Orgueil



"J'ai tout sacrifié pour toi ! Tout ! Tout ! Tout ! Tu m'entends! Je n'en peux plus !

La jeune femme hurla sa rage. Son cri se répercuta sous la voute de l'église. Un son d'agonie. Elle espérait ainsi évacuer sa peine, sa souffrance. Cette douleur qui la taraudait depuis si longtemps, bien trop longtemps.

-Je n'en peux plus, chuchota-t-elle. J'ai tout sacrifié pour toi..."


Cinq ans plus tôt.

"Emilie ! Emilie ! Emilie !

La tribune scandaient son nom comme si elle s'apprêtait à gagner les jeux olympiques. Et pourquoi pas un jour peut-être cela arriverait. En attendant, Emilie poussée par un stade en délire se sentit pousser des ailes. Elle accéléra et franchit la ligne d'arrivée cinq secondes avant ses concurrentes. Les gradins d'un seul cri l'ovationnèrent !

Emilie resplendissante leva les bras en l'air en signe de victoire. Une de plus à ajouter à son palmarès. Elle était la meilleure !

Emilie jeune adolescente de seize ans allait bientôt faire son entrée dans la cour des grands. Elle ne le savait pas encore mais sa performance venait de lui ouvrir les portes d'une prestigieuse école avec une bourse à la clé. Son avenir était assuré ! Tout lui réussissait.

Gagné par l'euphorie Emilie fêta son succès comme il se devait, après tout elle n'était encore qu'une enfant, et l'irréparable se produisit.

"Votre fille est enceinte.

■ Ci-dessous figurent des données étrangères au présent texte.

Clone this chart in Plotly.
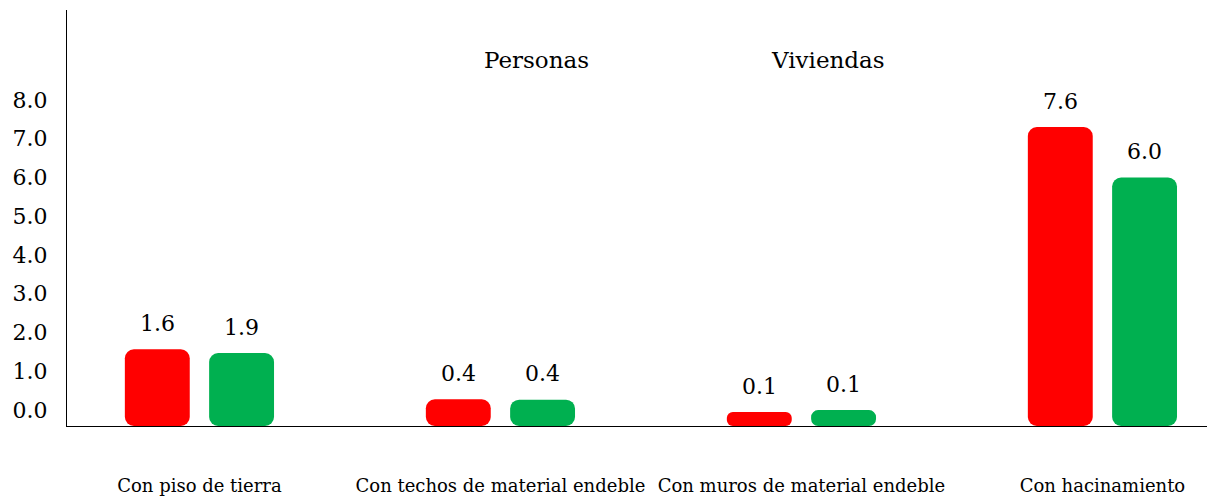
import plotly.graph_objects as go

categorias = ["Con piso de tierra", "Con techos de material endeble",
              "Con muros de material endeble", "Con hacinamiento"]
series = ["Personas", "Viviendas"]

# bar tops as they appear in the picture, and the printed values
personas = [1.57, 0.28, -0.05, 7.3]
viviendas = [1.47, 0.27, 0.0, 6.0]
personas_txt = ["1.6", "0.4", "0.1", "7.6"]
viviendas_txt = ["1.9", "0.4", "0.1", "6.0"]

y_ticks = [0, 1, 2, 3, 4, 5, 6, 7, 8]

BASE = -0.41
ROJO = "#FF0000"
VERDE = "#00B050"
FUENTE = "DejaVu Serif"

fig = go.Figure()
for nombre, valores, color in [(series[0], personas, ROJO), (series[1], viviendas, VERDE)]:
    fig.add_trace(go.Bar(
        x=categorias,
        y=[v - BASE for v in valores],
        base=BASE,
        name=nombre,
        marker={"color": color, "cornerradius": 9, "line": {"width": 0}},
        hoverinfo="skip",
    ))

# value labels above the bars
offset = 0.1385
anots = []
for i, cat in enumerate(categorias):
    for dx, valores, textos in [(-offset, personas, personas_txt), (offset, viviendas, viviendas_txt)]:
        anots.append(dict(
            x=i + dx, y=valores[i], xref="x", yref="y",
            text=textos[i], showarrow=False, yshift=26,
            xanchor="center", yanchor="middle",
            font={"size": 22},
        ))

# legend as plain text
for nombre, px in [(series[0], 536), (series[1], 828)]:
    anots.append(dict(
        x=(px - 67) / 1148, y=(426 - 60) / 416, xref="paper", yref="paper",
        xanchor="center", yanchor="middle",
        text=nombre, showarrow=False, font={"size": 23},
    ))

fig.update_layout(
    width=1207, height=491,
    margin={"l": 59, "r": 0, "t": 2, "b": 73},
    paper_bgcolor="white", plot_bgcolor="white",
    showlegend=False,
    barmode="group", bargap=0.44, bargroupgap=0.23,
    font={"family": FUENTE, "color": "black"},
    xaxis={
        "type": "category",
        "range": [-0.44, 3.374],
        "automargin": False,
        "showline": True, "linecolor": "black", "linewidth": 1,
        "showgrid": False, "ticks": "",
        "tickfont": {"size": 18},
        "ticklabelstandoff": 43,
    },
    yaxis={
        "range": [BASE, 10.32],
        "automargin": False,
        "tickvals": y_ticks,
        "tickformat": ".1f",
        "showline": True, "linecolor": "black", "linewidth": 1,
        "showgrid": False, "zeroline": False, "ticks": "",
        "tickfont": {"size": 22},
        "ticklabelstandoff": 14,
    },
    annotations=anots,
)

fig.write_html("out.html")
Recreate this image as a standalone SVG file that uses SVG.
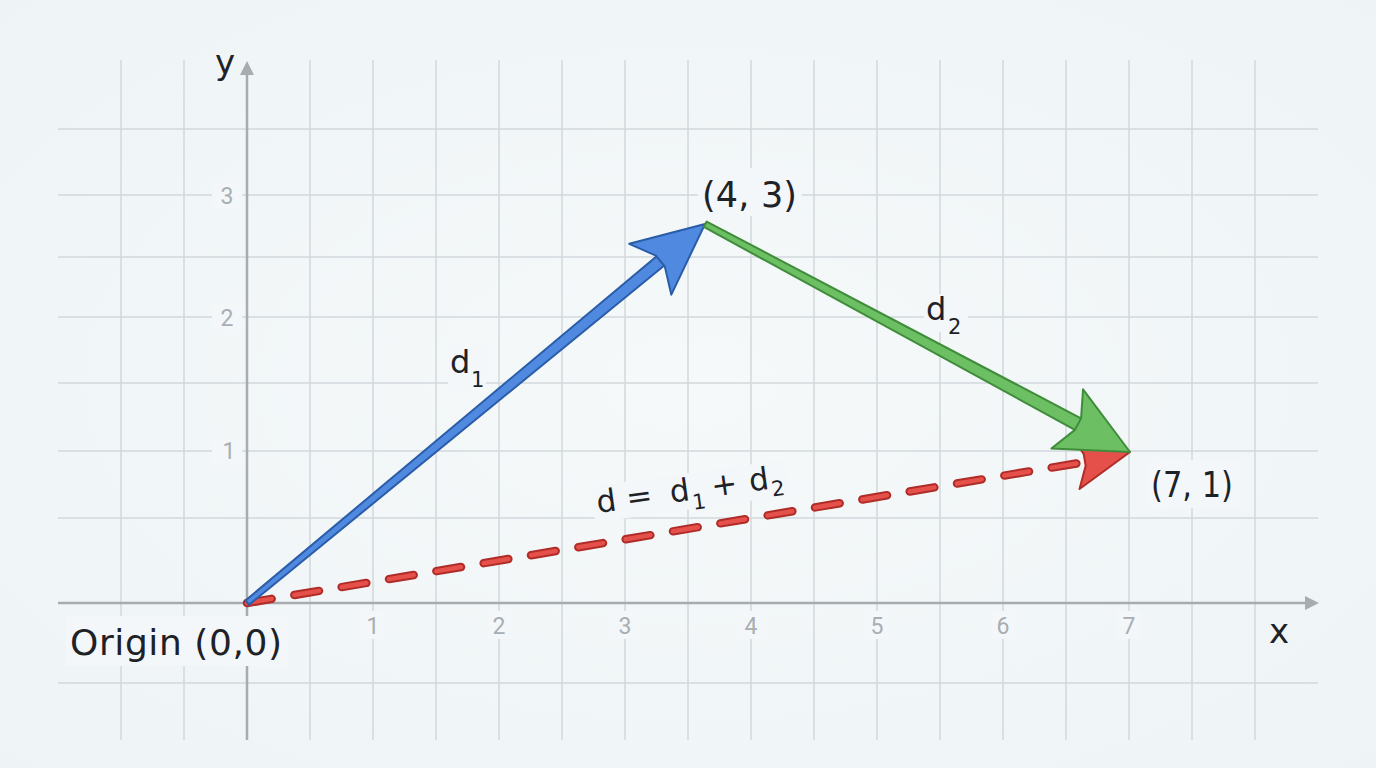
<svg xmlns="http://www.w3.org/2000/svg" width="1376" height="768" viewBox="0 0 1376 768">
<defs>
<radialGradient id="bg" cx="50%" cy="50%" r="75%">
<stop offset="0" stop-color="#f5f9fa"/>
<stop offset="1" stop-color="#eef3f5"/>
</radialGradient>
<style>
.grid{stroke:#d2d7db;stroke-width:1.5;fill:none}
.axis{stroke:#a7acb0;stroke-width:2.5;fill:none}
.axhead{fill:#a7acb0}
.tick{font-family:Roboto,"Liberation Sans",sans-serif;font-size:23px;fill:#a9aeb2;text-anchor:middle}
.lbl{font-family:"DejaVu Sans","Noto Sans",sans-serif;fill:#1e2226}
.bgr{fill:#f3f7f9}
.blue{fill:#4f8ae0;stroke:#2b5ca8;stroke-width:2;stroke-linejoin:round}
.green{fill:#6cbf62;stroke:#3f8d3a;stroke-width:2;stroke-linejoin:round}
.red{fill:#e6504a;stroke:#b02c28;stroke-width:2;stroke-linejoin:round}
</style>
</defs>
<rect width="1376" height="768" fill="url(#bg)"/>
<g id="grid">
<path class="grid" d="M121 60V740M184 60V740M310 60V740M373 60V740M436 60V740M499 60V740M562 60V740M625 60V740M688 60V740M751 60V740M814 60V740M877 60V740M940 60V740M1003 60V740M1066 60V740M1129 60V740M1192 60V740M1255 60V740"/>
<path class="grid" d="M58 129H1318M58 195H1318M58 257H1318M58 317H1318M58 383H1318M58 451H1318M58 518H1318M58 683H1318"/>
</g>
<g id="axes">
<line class="axis" x1="247" y1="740" x2="247" y2="74"/>
<polygon class="axhead" points="247,61 240,75 254,75"/>
<line class="axis" x1="58" y1="603" x2="1306" y2="603"/>
<polygon class="axhead" points="1319,603 1305,596 1305,610"/>
<text class="lbl" x="215" y="74" font-size="34">y</text>
<text class="lbl" x="1269" y="643" font-size="34">x</text>
</g>
<g id="ticks">
<rect class="bgr" x="212" y="183" width="30" height="26"/>
<rect class="bgr" x="212" y="305" width="30" height="26"/>
<rect class="bgr" x="212" y="439" width="30" height="26"/>
<text class="tick" x="227" y="204">3</text>
<text class="tick" x="227" y="326">2</text>
<text class="tick" x="229" y="459">1</text>
<rect class="bgr" x="361" y="611" width="24" height="28"/>
<rect class="bgr" x="487" y="611" width="24" height="28"/>
<rect class="bgr" x="613" y="611" width="24" height="28"/>
<rect class="bgr" x="739" y="611" width="24" height="28"/>
<rect class="bgr" x="865" y="611" width="24" height="28"/>
<rect class="bgr" x="991" y="611" width="24" height="28"/>
<rect class="bgr" x="1117" y="611" width="24" height="28"/>
<text class="tick" x="373" y="634">1</text>
<text class="tick" x="499" y="634">2</text>
<text class="tick" x="625" y="634">3</text>
<text class="tick" x="751" y="634">4</text>
<text class="tick" x="877" y="634">5</text>
<text class="tick" x="1003" y="634">6</text>
<text class="tick" x="1129" y="634">7</text>
</g>
<g id="connectors">
<g id="vec-d">
<line x1="247" y1="603" x2="1085" y2="462" stroke="#b02c28" stroke-width="8.5" stroke-linecap="round" stroke-dasharray="25 23"/>
<line x1="247" y1="603" x2="1085" y2="462" stroke="#e6504a" stroke-width="4.5" stroke-linecap="round" stroke-dasharray="25 23"/>
<g transform="translate(1130,452) rotate(-9.7)">
<polygon class="red" points="0,0 -56,-28 -46,-6 -46,6 -56,28"/>
</g>
</g>
<g id="vec-d1" transform="translate(705,224) rotate(-39.6)">
<polygon class="blue" points="-594,-2.8 -57,-6 -57,6 -594,2.8"/>
<polygon class="blue" points="0,0 -71,-33 -58,-7 -58,7 -71,33"/>
</g>
<g id="vec-d2" transform="translate(1130,452) rotate(28.2)">
<polygon class="green" points="-482,-3 -58,-6.5 -58,6.5 -482,3"/>
<polygon class="green" points="0,0 -71,-33 -59,-6.5 -59,6.5 -71,34"/>
</g>
</g>
<g id="label-d1">
<rect class="bgr" x="448" y="348" width="38" height="40"/>
<text class="lbl" x="450" y="373" font-size="32">d</text>
<text class="lbl" x="471" y="387" font-size="21">1</text>
</g>
<g id="label-d2">
<rect class="bgr" x="924" y="294" width="44" height="38"/>
<text class="lbl" x="926" y="320" font-size="32">d</text>
<text class="lbl" x="948" y="334" font-size="21">2</text>
</g>
<g id="label-d" transform="translate(598,513) rotate(-8)">
<rect class="bgr" x="-4" y="-27" width="196" height="36"/>
<text class="lbl" font-size="31"><tspan x="0" y="0">d</tspan><tspan x="30" y="0">=</tspan><tspan x="74" y="0">d</tspan><tspan x="95" y="10" font-size="21">1</tspan><tspan x="116" y="0">+</tspan><tspan x="154" y="0">d</tspan><tspan x="175" y="8" font-size="21">2</tspan></text>
</g>
<g id="node-43">
<rect class="bgr" x="698" y="168" width="104" height="48"/>
<text class="lbl" x="702" y="207" font-size="35" textLength="95" lengthAdjust="spacing">(4, 3)</text>
</g>
<g id="node-71">
<rect class="bgr" x="1147" y="460" width="92" height="48"/>
<text class="lbl" x="1151" y="497" font-size="35" textLength="82" lengthAdjust="spacingAndGlyphs">(7, 1)</text>
</g>
<g id="node-origin">
<rect class="bgr" x="66" y="616" width="222" height="50"/>
<text class="lbl" x="70" y="655" font-size="36" textLength="212" lengthAdjust="spacing">Origin (0,0)</text>
</g>
</svg>
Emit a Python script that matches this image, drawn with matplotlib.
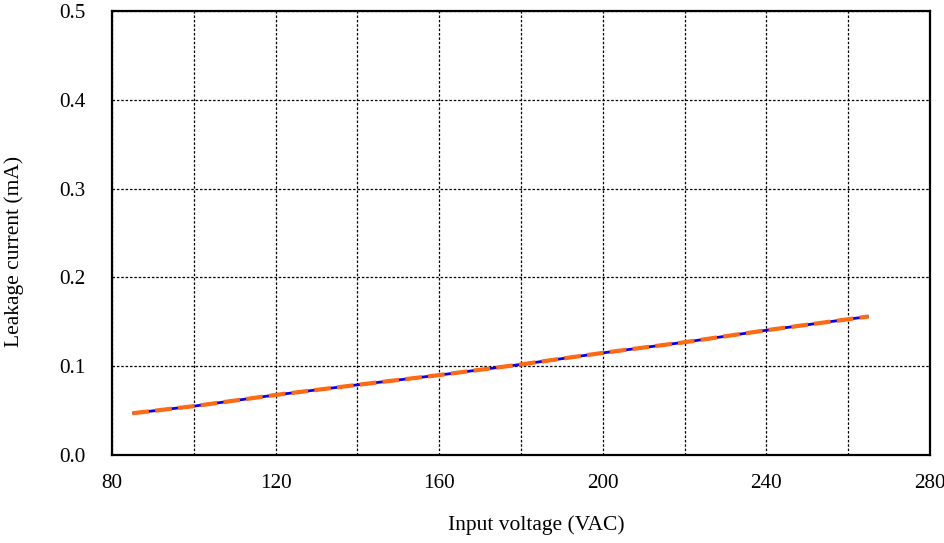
import matplotlib
matplotlib.use("Agg")
import matplotlib.pyplot as plt

# Leakage current versus AC input voltage
voltage = [85, 100, 120, 140, 160, 180, 200, 220, 240, 265]
leakage = [0.047, 0.055, 0.0676, 0.079, 0.090, 0.102, 0.115, 0.127, 0.1405, 0.156]

x_ticks = [80, 120, 160, 200, 240, 280]
y_ticks = [0.0, 0.1, 0.2, 0.3, 0.4, 0.5]

plt.rcParams["font.family"] = ["Liberation Serif", "DejaVu Serif"]

fig = plt.figure(figsize=(9.44, 5.43), dpi=100)
ax = fig.add_axes([112 / 944, 1 - 455 / 543, (930 - 112) / 944, (455 - 11) / 543])

ax.plot(voltage, leakage, color="#0000ff", lw=2.0, solid_capstyle="butt", zorder=3)
ax.plot(voltage, leakage, color="#ff6a13", lw=3.0, dashes=(4, 1.5), zorder=4)

ax.set_xlim(80, 280)
ax.set_ylim(0, 0.5)
ax.set_xticks(x_ticks)
ax.set_yticks(y_ticks)
ax.set_xticks(range(80, 281, 20), minor=True)
ax.set_yticklabels([f"{v:.1f}" for v in y_ticks])
ax.grid(True, which="both", axis="x", color="black", ls=(0, (2, 1.5)), lw=0.9)
ax.grid(True, which="major", axis="y", color="black", ls=(0, (2, 1.5)), lw=0.9)
ax.tick_params(which="both", length=0, labelsize=15.2)
ax.tick_params(axis="x", pad=13.5)
ax.tick_params(axis="y", pad=19)

for s in ax.spines.values():
    s.set_linewidth(1.6)
    s.set_zorder(5)

ax.set_xlabel("Input voltage (VAC)", fontsize=15.5)
ax.set_ylabel("Leakage current (mA)", fontsize=15.5)
ax.xaxis.set_label_coords((536 - 112) / 818, -(525 - 455) / 444, transform=ax.transAxes)
ax.yaxis.set_label_coords(-(112 - 14) / 818, (455 - 251) / 444, transform=ax.transAxes)
ax.xaxis.label.set_va("center")
ax.yaxis.label.set_va("center")

fig.savefig("out.png", dpi=100)
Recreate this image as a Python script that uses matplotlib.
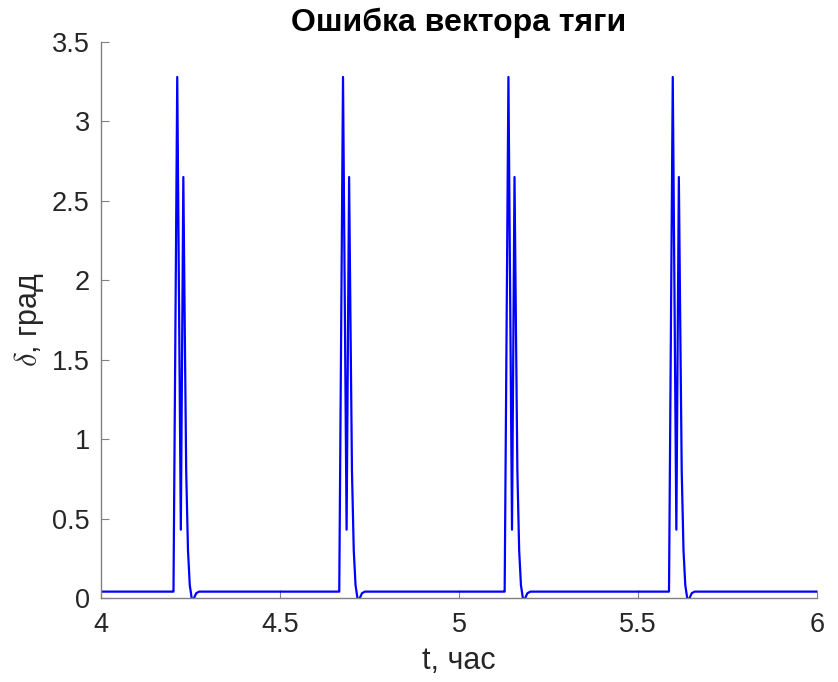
import numpy as np
import matplotlib.pyplot as plt

plt.rcParams['font.family'] = ['Liberation Sans', 'DejaVu Sans']
plt.rcParams['mathtext.fontset'] = 'cm'

# Данные
x_range = [4, 6]
spike_starts = [4.202, 4.665, 5.127, 5.586]
# форма одного всплеска: смещение по времени (час) и значение (град)
shape_dt = [0.0, 0.0005, 0.011, 0.021, 0.028, 0.032, 0.036, 0.041, 0.046, 0.052, 0.057, 0.064, 0.072]
shape_val = [0.04, 0.04, 3.28, 0.43, 2.65, 1.70, 0.80, 0.30, 0.08, -0.01, -0.005, 0.03, 0.04]
baseline = 0.04

t = [x_range[0]]
d = [baseline]
for s in spike_starts:
    for dt, v in zip(shape_dt, shape_val):
        t.append(s + dt)
        d.append(v)
t.append(x_range[1])
d.append(baseline)

fig = plt.figure(figsize=(8.38, 6.82), dpi=100)
ax = fig.add_axes([0.1205, 0.1232, 0.8545, 0.8152])
ax.plot(t, d, color='#0000ff', linewidth=1.6)

ax.set_xlim(4, 6)
ax.set_ylim(0, 3.5)
ax.set_xticks([4, 4.5, 5, 5.5, 6])
ax.set_xticklabels(['4', '4.5', '5', '5.5', '6'])
ax.set_yticks([0, 0.5, 1, 1.5, 2, 2.5, 3, 3.5])
ax.set_yticklabels(['0', '0.5', '1', '1.5', '2', '2.5', '3', '3.5'])

for side in ['top', 'right']:
    ax.spines[side].set_visible(False)
for side in ['left', 'bottom']:
    ax.spines[side].set_color('#808080')
    ax.spines[side].set_linewidth(1.0)
ax.tick_params(direction='in', length=6, color='#808080', labelsize=19.5,
               labelcolor='#262626')
ax.tick_params(axis='x', pad=10)
ax.tick_params(axis='y', pad=8)

ax.set_title('Ошибка вектора тяги', fontsize=23, fontweight='bold', pad=8)
ax.set_xlabel('t, час', fontsize=22, color='#262626', labelpad=6)
ax.set_ylabel(r'$\delta$, град', fontsize=22, color='#262626', labelpad=4)

plt.savefig('out.png', dpi=100)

Nous l'avons découvert à temps ce qui laisse à Emilie un choix à faire."

Emilie jeune fille épanouie, un avenir radieux l'attendait. Ses parents la poussèrent à avorter. Butée l'adolescente prit le contre-courant.

Une goutte d'eau, une faille, premier pas vers la chute !

Emilie butée, prononça des mots qu'elle n'aurait pas dû. Sous le coup de la colère ses parents la mirent dehors. Ils étaient si fiers de leur athlète mais n'avaient que faire d'une cinquième roue du carrosse.

La jeune fille vécut quelques temps dans un centre pour adolescentes enceintes. Au bout de neuf mois elle y accoucha d'une petite fille qu'elle prénomma Sarah. Le service hospitalier tenta bien de lui faire comprendre la précarité de sa situation. Ne pouvait-elle pas retourner chez ses parents ? Maintenant qu'elle avait accouché: elle ne pouvait rester ici !

Deuxième goutte d'eau, l'insondable obscurité la guette. Peut-elle encore se relever. Oui il n'est sûrement pas trop tard. Le rebord n'est pas si haut. Il ne demande qu'un petit effort de sa part et un petit acte de contrition.

Emilie s'enfuit du centre avec sa fille sous le bras et un maigre bagage. Elle trouva refuge dans un squat. Au début néanmoins elle sembla remonter un peu la pente. Elle trouva un boulot de serveuse mais ne le garda que quelques semaines. Son bébé la fatiguait énormément, elle lui prenait trop de temps. Il fallait qu'elle réorganise son emploi du temps autrement. Elle essaya un autre petit job et encore un autre, et un autre et un autre...

Plus le temps passait plus elle se surprenait à rêvasser de sa vie passée. Elle avait été chassée du squat où elle vivait, faillit être arrêtée. Elle vivait dans la rue et avait jeté sa fierté aux ordures : elle faisait le tapin !

L'océan la noyée, l'infime espoir de remonter c'est envolé !

Fatiguée, aigrie, malade, meurtrie, déchue, un soir Emilie prit sa fille sous le bras et pénétra dans l'église...

"J'ai tout sacrifié pour toi Sarah, tout. J'avais tout et j'ai tout perdu.

Recroquevillée sur elle-même la jeune femme pleura. Elle sanglotait sur sa vie passée, sur ses rêves envolés, sur son avenir radieux et brisé avant d'avoir commencé.

La petite fille observait sa mère d'un air grave. Comprenait-elle le ressentiment de sa mère ? Sans doute à la façon d'un enfant dont la vie n'a pas été rose. Elle regarda sa mère se lever péniblement puis partir.

A aucun moment elle ne chercha à la retenir.